Adaza is an unincorporated community in Greene County, Iowa, United States. It is located on County Road E13, three miles northwest of Churdan, at 42.194705N, -94.4969273W.

==History==
Adaza was founded in 1881, established in Section 7 of Highland Township. A branch of the Chicago, Milwaukee and St. Paul Railroad was built through Adaza. Originally, the site was known as Cottonwood, but was renamed by Captain Albert Head, who visited the site in 1882. The first store in Adaza opened in 1892. A larger railroad depot was built in 1899. A tornado hit the Adaza area in 1902, destroying several nearby farms.

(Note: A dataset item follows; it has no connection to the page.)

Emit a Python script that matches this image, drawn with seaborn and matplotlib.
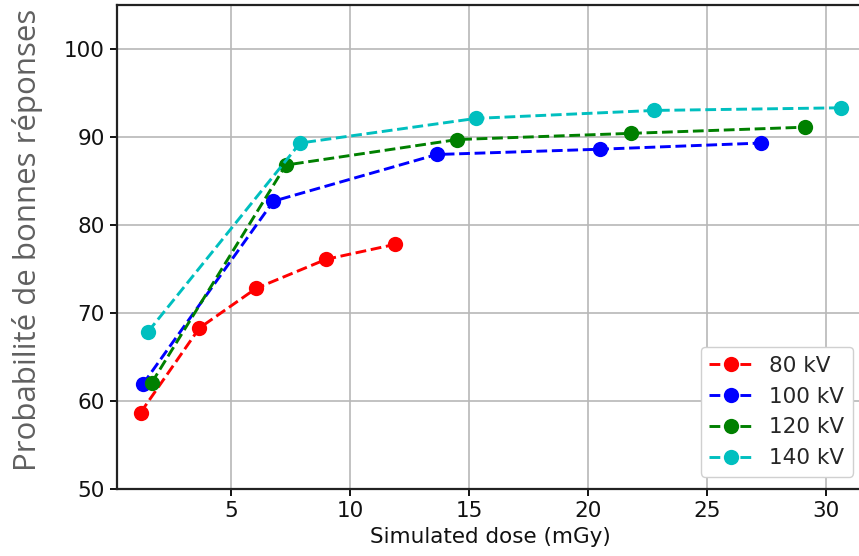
import pandas as pd
import matplotlib
matplotlib.use("Agg")
import matplotlib.pyplot as plt
import seaborn as sns

# ------------------------------------------------------------
# Data
# ------------------------------------------------------------
dose_80 = [1.2, 3.67, 6.05, 8.99, 11.89]
prob_80 = [58.7, 68.3, 72.8, 76.1, 77.8]

dose_100 = [1.29, 6.78, 13.64, 20.49, 27.27]
prob_100 = [61.9, 82.7, 88.0, 88.6, 89.3]

dose_120 = [1.67, 7.30, 14.51, 21.8, 29.1]
prob_120 = [62.1, 86.8, 89.7, 90.4, 91.1]

dose_140 = [1.52, 7.90, 15.29, 22.76, 30.6]
prob_140 = [67.9, 89.3, 92.1, 93.0, 93.3]

series_labels = ["80 kV", "100 kV", "120 kV", "140 kV"]
series_colors = {"80 kV": "r", "100 kV": "b", "120 kV": "g", "140 kV": "c"}

x_ticks = [5, 10, 15, 20, 25, 30]
y_ticks = [50, 60, 70, 80, 90, 100]

# long-form table for seaborn
frames = []
for lab, xs, ys in zip(series_labels,
                       [dose_80, dose_100, dose_120, dose_140],
                       [prob_80, prob_100, prob_120, prob_140]):
    frames.append(pd.DataFrame({"dose": xs, "prob": ys, "kV": lab}))
df = pd.concat(frames, ignore_index=True)

# ------------------------------------------------------------
# Style
# ------------------------------------------------------------
sns.set_style("ticks", {
    "axes.grid": True,
    "grid.color": "#b8b8b8",
    "axes.edgecolor": "#222222",
})
plt.rcParams["font.family"] = ["DejaVu Sans"]
plt.rcParams["grid.linewidth"] = 1.2

fig = plt.figure(figsize=(8.59, 5.56), dpi=100)
ax = fig.add_axes([0.1359, 0.12, 0.869, 0.8715])

for lab in series_labels:
    sub = df[df["kV"] == lab]
    sns.lineplot(
        data=sub, x="dose", y="prob",
        color=series_colors[lab],
        marker="o", markersize=11,
        markeredgewidth=0,
        linestyle="--", linewidth=2.1,
        label=lab, ax=ax, sort=False,
    )

ax.set_xlim(0.2, 31.55)
ax.set_ylim(50, 105)
ax.set_xticks(x_ticks)
ax.set_yticks(y_ticks)
ax.tick_params(labelsize=15.5, length=5, width=1.4, colors="#111111")
for sp in ax.spines.values():
    sp.set_linewidth(1.6)

ax.set_xlabel("Simulated dose (mGy)", fontsize=15.5, color="#111111", labelpad=4)
ax.set_ylabel("")

fig.text(0.032, 1 - 240 / 556, "Probabilité de bonnes réponses",
         rotation=90, ha="center", va="center",
         fontsize=22.5, color="#606060", family=["Open Sans", "DejaVu Sans"])

ax.legend(loc="lower right", bbox_to_anchor=(0.9866, 0.026),
          borderaxespad=0, fontsize=15.5, frameon=True,
          edgecolor="#d0d0d0", framealpha=1)

fig.savefig("out.png", dpi=100)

Two churches were built at Adaza, both in 1902: the Church of Christ and the Methodist Episcopal church; the latter was rebuilt in 1907 after a devastating fire. Residents of Adaza considered incorporation as a city in 1907, but Adaza was never incorporated.

Adaza's population was 25 in 1902, and 18 in 1925. The population was 100 in 1940.